Le superbe quintette dans son intégralité.

Si la musique de Schnittke suscite un tel engouement aujourd’hui, c’est parce que sa portée universelle et profondément humaine témoigne d’une attitude peu banale. Il a en effet toujours considéré que la musique devait rester au niveau de l’expression directe, que l’art était un langage humain destiné aux humains et que son langage devait parler vrai. C’est l’une des raisons du langage musical adopté compréhensible par tous. Certes, la dissonance règne bien souvent dans ses partitions, mais elle n’est jamais érigée comme un système. Elle vise à l’expression. Aucun système d’ailleurs n’a jamais régi sa musique. La tonalité est souvent présente, le lyrisme bergien s’impose parfois, la polyphonie à l’ancienne, les formules d’ornementations baroques, les structures traditionnelles, font de l’art de Schnittke une véritable synthèse de l’histoire de la musique.

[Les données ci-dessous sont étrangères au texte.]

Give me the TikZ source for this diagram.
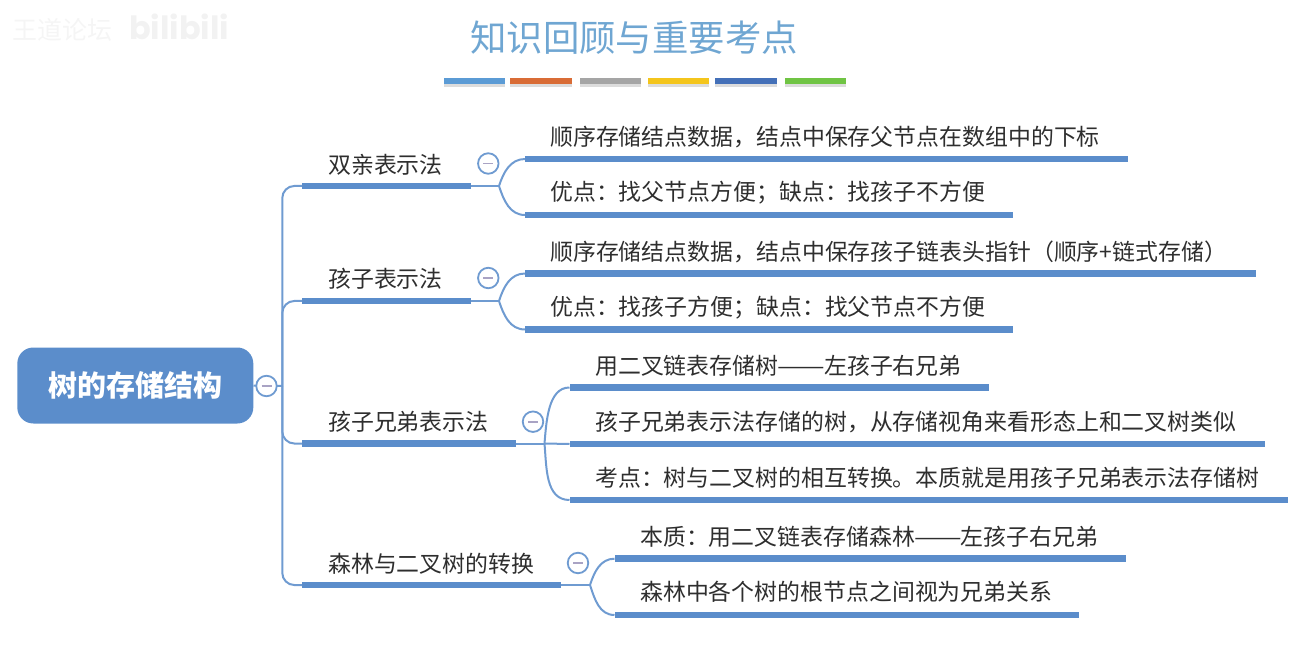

Son but : aller au cœur même des archétypes humains. Le Concerto pour alto en est une formidable illustration.

Écrit pour un orchestre important, mais sans violons, l’œuvre se déroule en deux mouvements lents (Largo) qui entourent un grand scherzo (Allegro molto) rapide central. On a d’ailleurs le sentiment que le mouvement rapide vient interrompre le mouvement lent l’espace d’une dizaine de musique avant qu’il ne reprenne son inexorable progression. Car, ici encore, l’œuvre propose une progression psychologique. Elle n’est jamais cependant une percée vers la lumière, mais comme une très longue catabase qui trouvera son terminus dans la mort et le silence. Œuvre sombre et prémonitoire, elle parcourt avec une force incroyable le destin tragique de l’homme plongé au plus profond de l’oppression dictatoriale. En ce sens, Schnittke est proche de Chostakovitch.